Cuando decidimos acercarnos a las múltiples y diversas historias que nos compartieron las mujeres scouts decidimos también hacerlo desde tres actos plenamente políticos: el cariño, el cuidado y la escucha.
¿Cómo narrar la violencia que se ejerce contra las niñas, jóvenes y mujeres scouts y, a la vez, evitar a toda costa totalizar –juzgarlo como una sola cosa– al movimiento scout?
Nos preocupaba que nuestro trabajo periodístico propiciara una reacción contra las mujeres scouts; que, luego de luchar durante tanto tiempo por crear o hacer suyo un espacio seguro dentro de los scouts, nuestra intervención fuera utilizada por la Asociación de Scouts de México para expulsarlas y despojarlas de su espacio.
Es decir: que la labor periodística abonara al trabajo sucio de los encubridores o de los perpetradores.
Al hablar de Los Scouts, en general y sin distinciones,también las enunciamos a ellas. Narrarlas como un grupo aparte sería validar a las autoridades scouts y otorgarles el poder de la no inclusión. Necesitábamos señalar y denunciar las violencias que vivían en sus espacios, pero sin arrebatárselos ni convertirnos en cómplices involuntarias de los arduos intentos por expulsarlas. Nos propusimos narrar la violencia ejercida en contra de ellas –y denunciada por ellas mismas–, pero sin borrar el actuar resistente que han mantenido en colectiva.
El foco, entonces, se mantuvo en esos destellos que nos aclararon la importancia de narrar a otras mujeres no desde las humillaciones que sufren sino desde la dignidad que construyen. Históricamente, las mujeres no hemos sido narradas desde la dignidad. Insistir en la violencia y en la humillación de la que fueron víctimas representaba un peligro: vulnerar no sólo a las niñas, mujeres y jóvenes que compartieron sus testimonios con nosotras sino, también, a nuestras lectoras; incluso, a nosotras mismas.
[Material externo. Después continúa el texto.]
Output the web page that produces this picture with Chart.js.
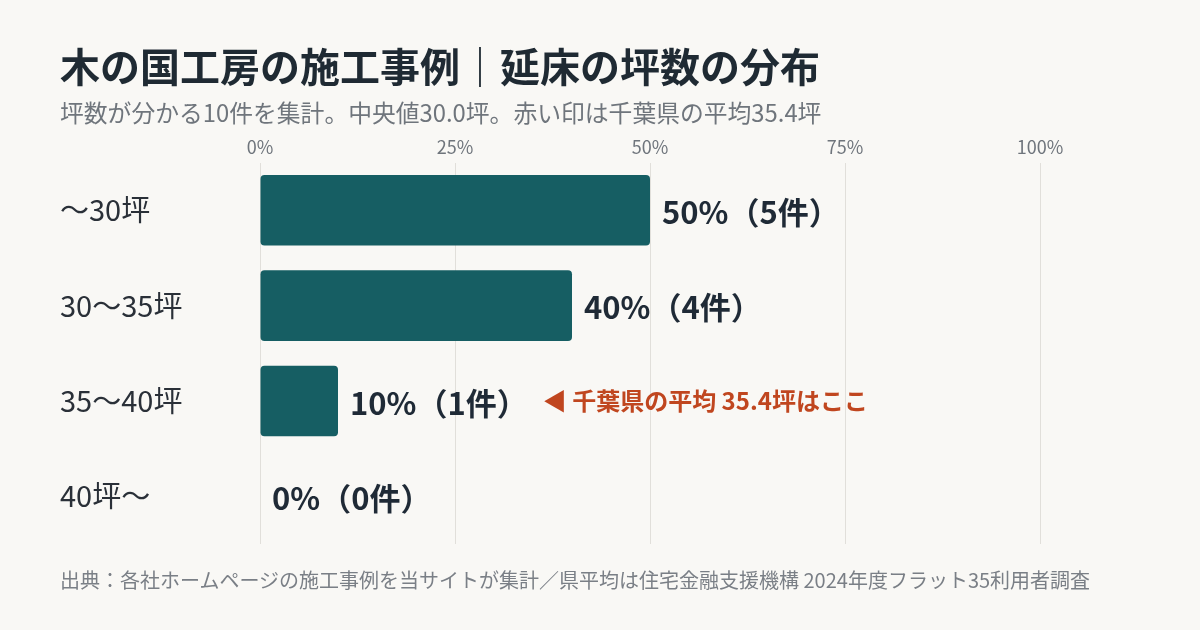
<!DOCTYPE html>
<html lang="ja">
<head>
<meta charset="utf-8">
<script src="https://cdn.jsdelivr.net/npm/chart.js@4"></script>
<style>
    html, body { margin: 0; padding: 0; background: #f9f8f5; }
    body { width: 1200px; height: 630px; position: relative; overflow: hidden; font-family: "Noto Sans CJK JP", "Noto Sans", sans-serif; }
    .title { position: absolute; left: 60px; top: 37px; font-size: 40px; line-height: 56px; font-weight: 700; color: #1f2a33; }
    .subtitle { position: absolute; left: 60px; top: 97px; font-size: 23.8px; line-height: 30px; color: #6f757c; }
    .source { position: absolute; left: 60px; top: 566px; font-size: 20px; line-height: 28px; color: #7a7f86; }
    #wrap { position: absolute; left: 0; top: 0; width: 1200px; height: 630px; }
</style>
</head>
<body>
<div id="wrap"><canvas id="barChart" width="1200" height="630"></canvas></div>
<div class="title">木の国工房の施工事例｜延床の坪数の分布</div>
<div class="subtitle">坪数が分かる10件を集計。中央値30.0坪。赤い印は千葉県の平均35.4坪</div>
<div class="source">出典：各社ホームページの施工事例を当サイトが集計／県平均は住宅金融支援機構 2024年度フラット35利用者調査</div>
<script>
const categories = ['〜30坪', '30〜35坪', '35〜40坪', '40坪〜'];
const shares = [50, 40, 10, 0];   // %
const counts = [5, 4, 1, 0];      // 件
const xTicks = [0, 25, 50, 75, 100];
const prefAverage = 35.4;         // 千葉県の平均（坪）
const averageRow = 2;             // 35〜40坪 の行
const averageNote = '◀ 千葉県の平均 ' + prefAverage + '坪はここ';

const FONT = '"Noto Sans CJK JP", "Noto Sans", sans-serif';

// value labels + red note, drawn after the bars
const barLabels = {
    id: 'barLabels',
    afterDatasetsDraw(chart) {
        const ctx = chart.ctx;
        const meta = chart.getDatasetMeta(0);
        ctx.save();
        ctx.textBaseline = 'middle';
        meta.data.forEach((bar, i) => {
            const text = shares[i] + '%（' + counts[i] + '件）';
            ctx.font = '700 31px ' + FONT;
            ctx.fillStyle = '#1f2a36';
            ctx.textAlign = 'left';
            const x = bar.x + 12;
            ctx.fillText(text, x, bar.y + 2);
            if (i === averageRow) {
                const w = ctx.measureText(text).width;
                ctx.font = '700 24px ' + FONT;
                ctx.fillStyle = '#c0461f';
                ctx.fillText(averageNote, x + w + 15, bar.y);
            }
        });
        ctx.restore();
    }
};

new Chart(document.getElementById('barChart').getContext('2d'), {
    type: 'bar',
    data: {
        labels: categories,
        datasets: [{
            data: shares,
            backgroundColor: '#165e63',
            borderRadius: 4,
            borderSkipped: false,
            barPercentage: 0.74,
            categoryPercentage: 1.0
        }]
    },
    options: {
        indexAxis: 'y',
        responsive: false,
        animation: false,
        devicePixelRatio: 1,
        layout: { padding: { left: 60, right: 160, top: 131, bottom: 86 } },
        plugins: { legend: { display: false }, tooltip: { enabled: false } },
        scales: {
            x: {
                position: 'top',
                min: 0,
                max: 100,
                afterBuildTicks: axis => { axis.ticks = xTicks.map(v => ({ value: v })); },
                ticks: {
                    callback: v => v + '%',
                    color: '#6f757c',
                    font: { family: FONT, size: 18 },
                    padding: 5
                },
                grid: { color: '#e1dfda', drawTicks: false, lineWidth: 1 },
                border: { display: false }
            },
            y: {
                afterFit: axis => { axis.width = 200; },
                ticks: {
                    crossAlign: 'far',
                    color: '#2a3038',
                    font: { family: FONT, size: 29 },
                    padding: 0
                },
                grid: { display: false },
                border: { display: false }
            }
        }
    },
    plugins: [barLabels]
});
</script>
</body>
</html>
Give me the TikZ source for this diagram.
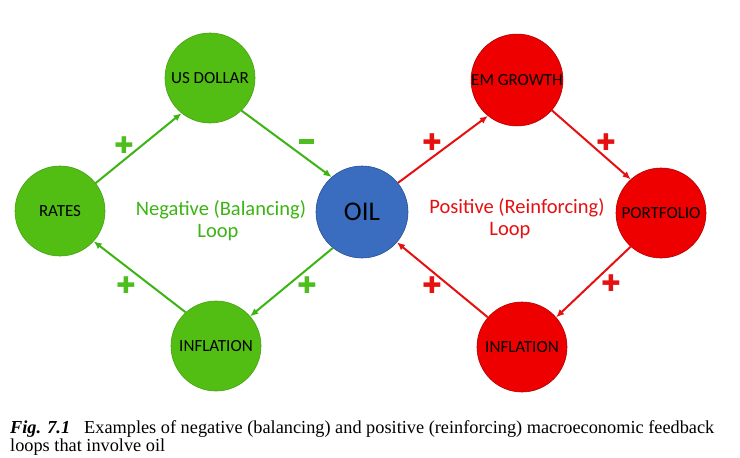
\documentclass[tikz,border=0pt]{standalone}
\usepackage{fontspec}
\setmainfont{Liberation Serif}
\newfontfamily\calfont{Carlito}
\newfontfamily\signfont{DejaVu Sans}
\usetikzlibrary{arrows.meta}
\definecolor{gfill}{HTML}{52BE14}
\definecolor{gedge}{HTML}{44A012}
\definecolor{garrow}{HTML}{3CB414}
\definecolor{gsigncol}{HTML}{4EBE1E}
\definecolor{rfill}{HTML}{EE0000}
\definecolor{redge}{HTML}{B00000}
\definecolor{rarrow}{HTML}{E61010}
\definecolor{bfill}{HTML}{3A6DC0}
\definecolor{bedge}{HTML}{2A5090}
\tikzset{
  gnode/.style={circle,fill=gfill,draw=gedge,line width=0.6pt,minimum size=90pt,inner sep=0pt,font=\calfont\fontsize{17}{19}\selectfont},
  rnode/.style={circle,fill=rfill,draw=redge,line width=0.6pt,minimum size=90pt,inner sep=0pt,font=\calfont\fontsize{17}{19}\selectfont},
  onode/.style={circle,fill=bfill,draw=bedge,line width=0.6pt,minimum size=92pt,inner sep=0pt,font=\calfont\fontsize{27}{30}\selectfont},
  garr/.style={draw=garrow,line width=2pt,-{Latex[length=8pt,width=7pt]}},
  rarr/.style={draw=rarrow,line width=2pt,-{Latex[length=8pt,width=7pt]}},
  gsign/.style={text=gsigncol,font=\signfont\fontsize{23}{23}\selectfont,inner sep=0pt},
  rsign/.style={text=rarrow,font=\signfont\fontsize{23}{23}\selectfont,inner sep=0pt},
  looptext/.style={font=\calfont\fontsize{20.5}{23}\selectfont,inner sep=0pt},
  captext/.style={anchor=base west,inner sep=0pt,font=\fontsize{18.3}{21}\selectfont},
}
\begin{document}
\begin{tikzpicture}[x=1pt,y=-1pt]
\useasboundingbox[fill=white] (0,0) rectangle (740,458);
\node[gnode] (usd) at (210,78) {US DOLLAR};
\node[gnode] (rates) at (60,211) {RATES};
\node[gnode] (ginf) at (216,346) {INFLATION};
\node[onode] (oil) at (362,212) {OIL};
\node[rnode] (em) at (517,80) {EM GROWTH};
\node[rnode] (port) at (661,213) {PORTFOLIO};
\node[rnode] (rinf) at (522,347) {INFLATION};
\draw[garr] (rates.38) -- (usd.231);
\draw[garr] (usd.314) -- (oil.131);
\draw[garr] (oil.231) -- (ginf.41);
\draw[garr] (ginf.132) -- (rates.318);
\draw[rarr] (oil.39) -- (em.231);
\draw[rarr] (em.319) -- (port.132);
\draw[rarr] (port.228) -- (rinf.41);
\draw[rarr] (rinf.139) -- (oil.319);
\node[gsign] (s1) at (124,145) {✚};
\node[gsign,fill=gsigncol,minimum width=15pt,minimum height=5pt] (s2) at (306.5,141.5) {};
\node[gsign] (s3) at (126,285) {✚};
\node[gsign] (s4) at (307,285) {✚};
\node[rsign] (s5) at (432,142) {✚};
\node[rsign] (s6) at (606,142) {✚};
\node[rsign] (s7) at (432,285) {✚};
\node[rsign] (s8) at (611,283) {✚};
\node[looptext,text=garrow] (neg1) at (221,210) {Negative (Balancing)};
\node[looptext,text=garrow] (neg2) at (218,233) {Loop};
\node[looptext,text=rarrow] (pos1) at (517,208) {Positive (Reinforcing)};
\node[looptext,text=rarrow] (pos2) at (510,231) {Loop};
\node[captext] (cap1) at (10,433) {\textbf{\textit{Fig. 7.1}}\hspace{14pt}Examples of negative (balancing) and positive (reinforcing) macroeconomic feedback};
\node[captext] (cap2) at (10,451) {loops that involve oil};
\end{tikzpicture}
\end{document}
Narrar desde la dignidad y la resistencia podría ser una forma valiosa y efectiva de construir políticas del cuidado. Negar espacio al lenguaje detallado, y hasta frívolo, con el que suele describir en la prensa las agresiones sexuales, emocionales o psicológicas; para tejer, en su lugar, las acciones, los ya bastacolectivos, los apapachos, las decisiones de arrebatar los espacios, permanecer en ellos y reivindicarlos. Todo eso ayudaba a mantener encendida la llama de las mujeres scouts. También nos daba la posibilidad de encender velas propias, alumbrar nuestras propias penumbras y guiarnos en el camino.
Derrumbar la historia única de las mujeres como víctimas eternas y señalar la importancia —y la existencia— de la resistencia en los sitios más adversos es importante para nosotras, como mujeres jóvenes.
¿Cómo queremos que sean narradas nuestras historias? ¿Cómo queremos leer la historia de violencias ejercidas contra las nuestras, que podríamos ser —y hemos sido— nosotras? ¿Queremos leernos en términos de agresiones narradas con detalle y morbo, que lo único que hacen es dolernos en el cuerpo? ¿O queremos que las palabras que nos enuncien nos inviten también a la acción, a resonar con esa marcha que tumba muros y quema vallas?
Elegimos mirar la violencia cómo una forma más de narrar una historia. No la única. Ni la completa.
Elegimos narrar y narrarnos desde el cuidado.
La historia completa la contamos nosotras.
Con nuestros colores.
Con nuestros matices.
Con nuestras voces: distintas, diversas y dignas.